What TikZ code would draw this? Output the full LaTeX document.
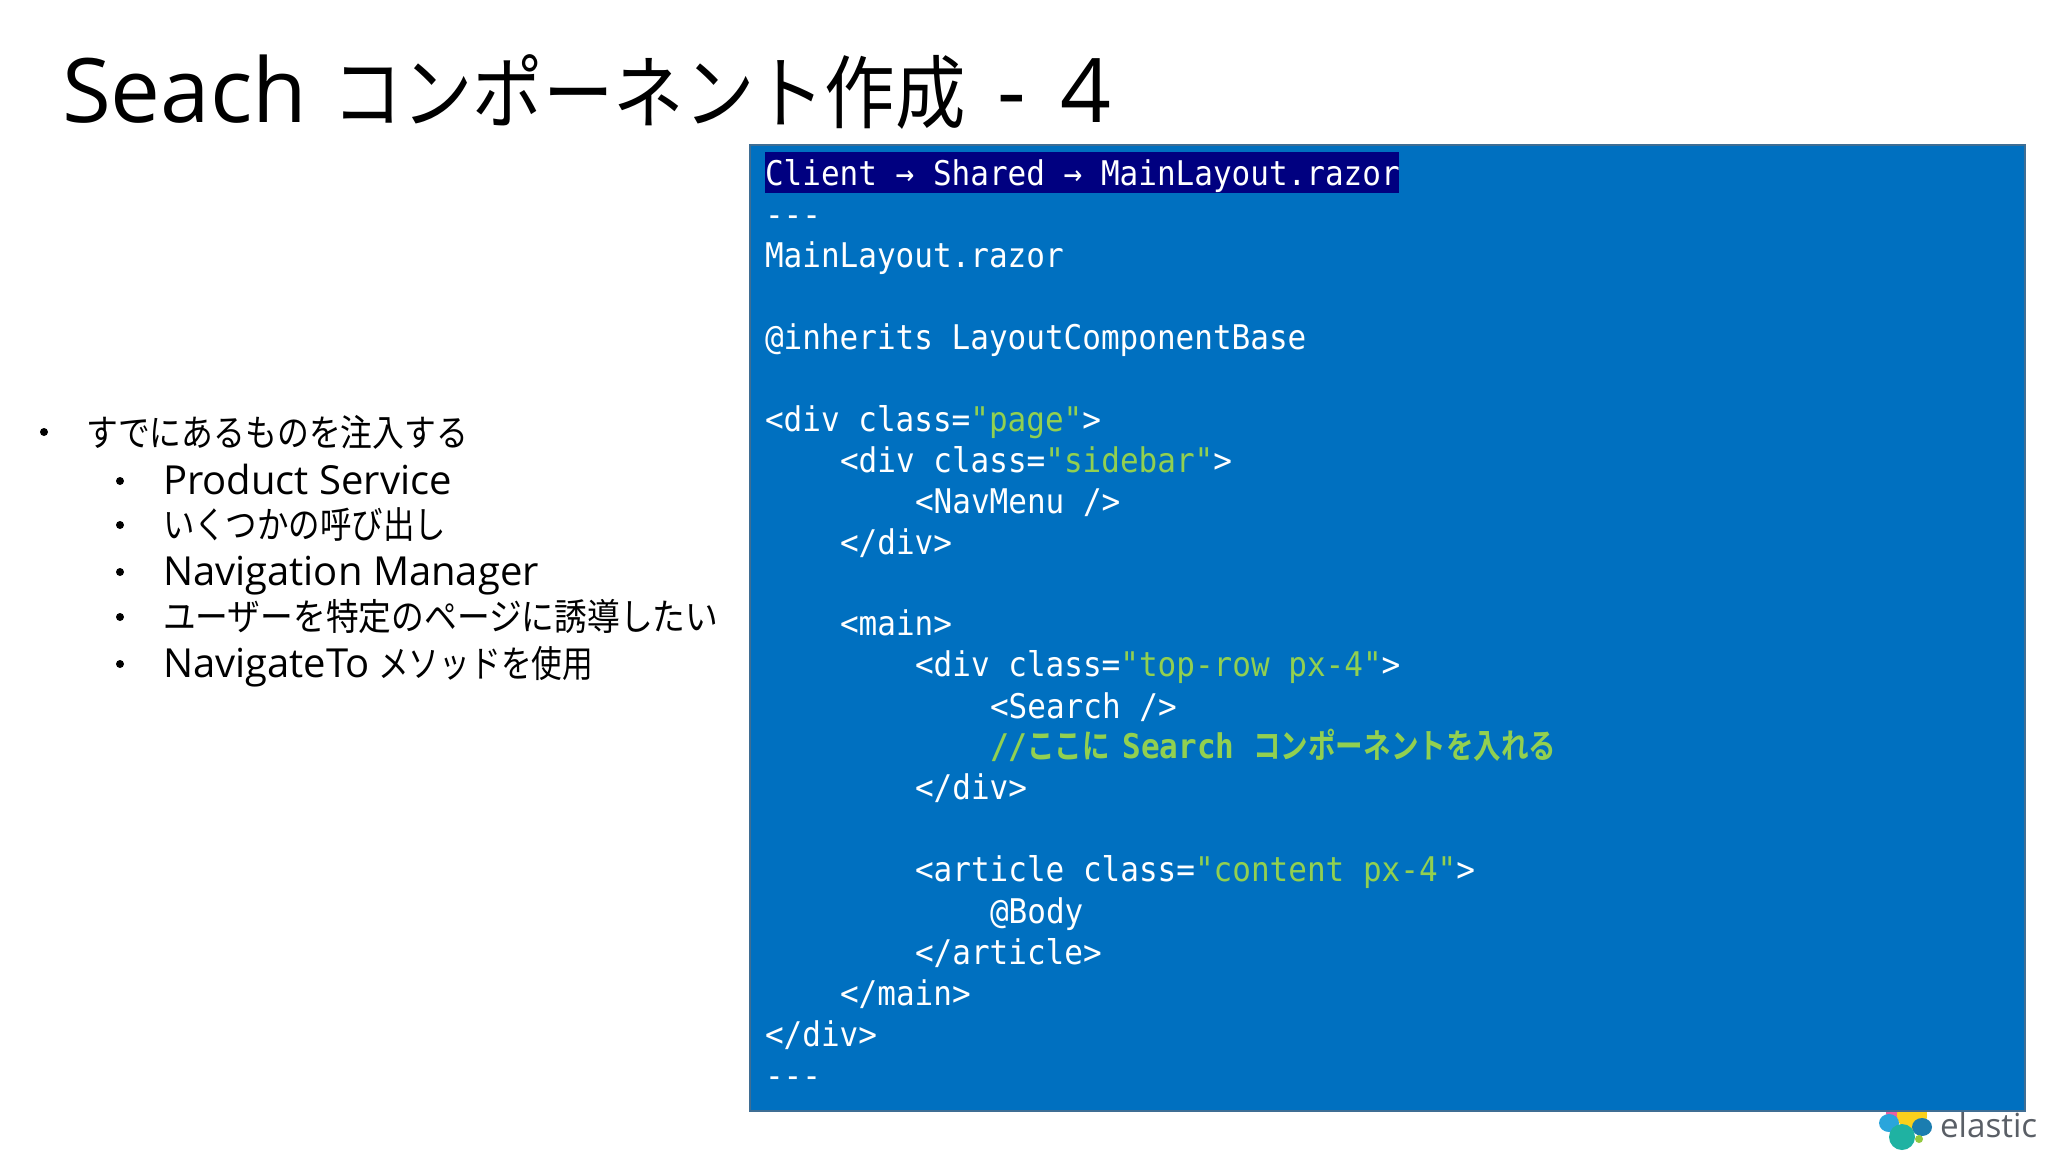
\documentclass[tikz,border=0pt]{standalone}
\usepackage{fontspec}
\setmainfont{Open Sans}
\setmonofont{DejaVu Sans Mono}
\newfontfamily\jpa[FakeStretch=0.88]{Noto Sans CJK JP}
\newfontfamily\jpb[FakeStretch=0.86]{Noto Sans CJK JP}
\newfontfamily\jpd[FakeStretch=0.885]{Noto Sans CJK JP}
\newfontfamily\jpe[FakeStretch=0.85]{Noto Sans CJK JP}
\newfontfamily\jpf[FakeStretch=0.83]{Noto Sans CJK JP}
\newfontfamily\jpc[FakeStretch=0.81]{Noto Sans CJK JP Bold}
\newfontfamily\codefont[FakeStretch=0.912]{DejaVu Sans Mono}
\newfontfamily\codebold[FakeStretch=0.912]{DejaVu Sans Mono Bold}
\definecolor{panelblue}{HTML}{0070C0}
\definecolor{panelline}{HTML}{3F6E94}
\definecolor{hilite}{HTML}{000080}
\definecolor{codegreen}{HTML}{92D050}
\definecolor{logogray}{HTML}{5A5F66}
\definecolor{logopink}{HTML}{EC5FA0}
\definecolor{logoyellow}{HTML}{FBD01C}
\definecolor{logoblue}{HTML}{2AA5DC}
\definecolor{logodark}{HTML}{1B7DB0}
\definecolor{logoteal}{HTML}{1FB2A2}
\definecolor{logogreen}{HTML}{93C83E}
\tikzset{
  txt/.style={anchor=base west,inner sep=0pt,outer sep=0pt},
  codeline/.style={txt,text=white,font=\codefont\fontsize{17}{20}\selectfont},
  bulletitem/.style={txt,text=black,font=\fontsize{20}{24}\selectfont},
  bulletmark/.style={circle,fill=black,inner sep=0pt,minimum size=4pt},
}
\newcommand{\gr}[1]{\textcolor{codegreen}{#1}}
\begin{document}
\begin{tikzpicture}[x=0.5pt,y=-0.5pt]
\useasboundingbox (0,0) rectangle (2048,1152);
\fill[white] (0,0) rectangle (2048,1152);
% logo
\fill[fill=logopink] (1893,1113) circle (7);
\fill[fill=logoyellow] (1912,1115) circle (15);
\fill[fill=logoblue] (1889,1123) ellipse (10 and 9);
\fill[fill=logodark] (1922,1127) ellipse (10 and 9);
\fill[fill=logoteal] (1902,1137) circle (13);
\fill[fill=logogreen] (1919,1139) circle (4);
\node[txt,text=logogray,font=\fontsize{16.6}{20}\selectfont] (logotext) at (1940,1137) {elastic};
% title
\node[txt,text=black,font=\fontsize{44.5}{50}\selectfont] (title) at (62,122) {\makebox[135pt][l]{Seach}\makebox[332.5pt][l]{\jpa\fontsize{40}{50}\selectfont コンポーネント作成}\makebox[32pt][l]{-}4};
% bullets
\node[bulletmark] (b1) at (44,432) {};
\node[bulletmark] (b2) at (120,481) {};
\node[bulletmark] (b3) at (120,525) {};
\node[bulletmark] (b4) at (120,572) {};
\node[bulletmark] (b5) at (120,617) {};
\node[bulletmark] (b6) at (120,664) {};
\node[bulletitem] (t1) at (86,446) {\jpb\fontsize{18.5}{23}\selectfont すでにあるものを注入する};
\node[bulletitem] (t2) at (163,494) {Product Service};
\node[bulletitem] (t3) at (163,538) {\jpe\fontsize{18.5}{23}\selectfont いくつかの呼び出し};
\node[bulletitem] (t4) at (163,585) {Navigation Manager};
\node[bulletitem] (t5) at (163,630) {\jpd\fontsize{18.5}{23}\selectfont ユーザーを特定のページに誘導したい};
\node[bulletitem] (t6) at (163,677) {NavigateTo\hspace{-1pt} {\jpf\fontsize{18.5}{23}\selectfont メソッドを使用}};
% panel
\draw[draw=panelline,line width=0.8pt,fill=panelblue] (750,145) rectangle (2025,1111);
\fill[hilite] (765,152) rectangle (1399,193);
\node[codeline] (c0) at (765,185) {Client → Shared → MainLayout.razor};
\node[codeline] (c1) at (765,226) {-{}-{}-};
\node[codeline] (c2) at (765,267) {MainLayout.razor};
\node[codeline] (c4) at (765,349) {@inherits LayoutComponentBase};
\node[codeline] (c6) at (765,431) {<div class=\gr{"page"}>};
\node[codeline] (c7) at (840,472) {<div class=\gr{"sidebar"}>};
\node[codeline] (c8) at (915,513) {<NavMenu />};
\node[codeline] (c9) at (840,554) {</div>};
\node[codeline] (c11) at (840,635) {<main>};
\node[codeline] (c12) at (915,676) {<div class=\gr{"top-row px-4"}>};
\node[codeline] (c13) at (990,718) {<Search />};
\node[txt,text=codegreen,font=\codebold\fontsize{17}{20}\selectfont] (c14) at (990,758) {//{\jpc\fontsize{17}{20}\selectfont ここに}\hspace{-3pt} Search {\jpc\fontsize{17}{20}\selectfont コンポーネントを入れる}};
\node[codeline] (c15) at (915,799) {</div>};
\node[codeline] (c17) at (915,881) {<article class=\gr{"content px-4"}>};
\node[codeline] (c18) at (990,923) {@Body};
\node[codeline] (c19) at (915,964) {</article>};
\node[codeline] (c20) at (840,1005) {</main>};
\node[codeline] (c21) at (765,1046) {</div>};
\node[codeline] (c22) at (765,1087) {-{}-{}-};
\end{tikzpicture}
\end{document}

****************************************

Problem ->
Output each line exactly; omit every picture.

The response ->
What TikZ code would draw this? Output the full LaTeX document.
\documentclass[tikz,border=0pt]{standalone}
\usepackage{fontspec}
\setmainfont{Open Sans}
\setmonofont{DejaVu Sans Mono}
\newfontfamily\jpa[FakeStretch=0.88]{Noto Sans CJK JP}
\newfontfamily\jpb[FakeStretch=0.86]{Noto Sans CJK JP}
\newfontfamily\jpd[FakeStretch=0.885]{Noto Sans CJK JP}
\newfontfamily\jpe[FakeStretch=0.85]{Noto Sans CJK JP}
\newfontfamily\jpf[FakeStretch=0.83]{Noto Sans CJK JP}
\newfontfamily\jpc[FakeStretch=0.81]{Noto Sans CJK JP Bold}
\newfontfamily\codefont[FakeStretch=0.912]{DejaVu Sans Mono}
\newfontfamily\codebold[FakeStretch=0.912]{DejaVu Sans Mono Bold}
\definecolor{panelblue}{HTML}{0070C0}
\definecolor{panelline}{HTML}{3F6E94}
\definecolor{hilite}{HTML}{000080}
\definecolor{codegreen}{HTML}{92D050}
\definecolor{logogray}{HTML}{5A5F66}
\definecolor{logopink}{HTML}{EC5FA0}
\definecolor{logoyellow}{HTML}{FBD01C}
\definecolor{logoblue}{HTML}{2AA5DC}
\definecolor{logodark}{HTML}{1B7DB0}
\definecolor{logoteal}{HTML}{1FB2A2}
\definecolor{logogreen}{HTML}{93C83E}
\tikzset{
  txt/.style={anchor=base west,inner sep=0pt,outer sep=0pt},
  codeline/.style={txt,text=white,font=\codefont\fontsize{17}{20}\selectfont},
  bulletitem/.style={txt,text=black,font=\fontsize{20}{24}\selectfont},
  bulletmark/.style={circle,fill=black,inner sep=0pt,minimum size=4pt},
}
\newcommand{\gr}[1]{\textcolor{codegreen}{#1}}
\begin{document}
\begin{tikzpicture}[x=0.5pt,y=-0.5pt]
\useasboundingbox (0,0) rectangle (2048,1152);
\fill[white] (0,0) rectangle (2048,1152);
% logo
\fill[fill=logopink] (1893,1113) circle (7);
\fill[fill=logoyellow] (1912,1115) circle (15);
\fill[fill=logoblue] (1889,1123) ellipse (10 and 9);
\fill[fill=logodark] (1922,1127) ellipse (10 and 9);
\fill[fill=logoteal] (1902,1137) circle (13);
\fill[fill=logogreen] (1919,1139) circle (4);
\node[txt,text=logogray,font=\fontsize{16.6}{20}\selectfont] (logotext) at (1940,1137) {elastic};
% title
\node[txt,text=black,font=\fontsize{44.5}{50}\selectfont] (title) at (62,122) {\makebox[135pt][l]{Seach}\makebox[332.5pt][l]{\jpa\fontsize{40}{50}\selectfont コンポーネント作成}\makebox[32pt][l]{-}4};
% bullets
\node[bulletmark] (b1) at (44,432) {};
\node[bulletmark] (b2) at (120,481) {};
\node[bulletmark] (b3) at (120,525) {};
\node[bulletmark] (b4) at (120,572) {};
\node[bulletmark] (b5) at (120,617) {};
\node[bulletmark] (b6) at (120,664) {};
\node[bulletitem] (t1) at (86,446) {\jpb\fontsize{18.5}{23}\selectfont すでにあるものを注入する};
\node[bulletitem] (t2) at (163,494) {Product Service};
\node[bulletitem] (t3) at (163,538) {\jpe\fontsize{18.5}{23}\selectfont いくつかの呼び出し};
\node[bulletitem] (t4) at (163,585) {Navigation Manager};
\node[bulletitem] (t5) at (163,630) {\jpd\fontsize{18.5}{23}\selectfont ユーザーを特定のページに誘導したい};
\node[bulletitem] (t6) at (163,677) {NavigateTo\hspace{-1pt} {\jpf\fontsize{18.5}{23}\selectfont メソッドを使用}};
% panel
\draw[draw=panelline,line width=0.8pt,fill=panelblue] (750,145) rectangle (2025,1111);
\fill[hilite] (765,152) rectangle (1399,193);
\node[codeline] (c0) at (765,185) {Client → Shared → MainLayout.razor};
\node[codeline] (c1) at (765,226) {-{}-{}-};
\node[codeline] (c2) at (765,267) {MainLayout.razor};
\node[codeline] (c4) at (765,349) {@inherits LayoutComponentBase};
\node[codeline] (c6) at (765,431) {<div class=\gr{"page"}>};
\node[codeline] (c7) at (840,472) {<div class=\gr{"sidebar"}>};
\node[codeline] (c8) at (915,513) {<NavMenu />};
\node[codeline] (c9) at (840,554) {</div>};
\node[codeline] (c11) at (840,635) {<main>};
\node[codeline] (c12) at (915,676) {<div class=\gr{"top-row px-4"}>};
\node[codeline] (c13) at (990,718) {<Search />};
\node[txt,text=codegreen,font=\codebold\fontsize{17}{20}\selectfont] (c14) at (990,758) {//{\jpc\fontsize{17}{20}\selectfont ここに}\hspace{-3pt} Search {\jpc\fontsize{17}{20}\selectfont コンポーネントを入れる}};
\node[codeline] (c15) at (915,799) {</div>};
\node[codeline] (c17) at (915,881) {<article class=\gr{"content px-4"}>};
\node[codeline] (c18) at (990,923) {@Body};
\node[codeline] (c19) at (915,964) {</article>};
\node[codeline] (c20) at (840,1005) {</main>};
\node[codeline] (c21) at (765,1046) {</div>};
\node[codeline] (c22) at (765,1087) {-{}-{}-};
\end{tikzpicture}
\end{document}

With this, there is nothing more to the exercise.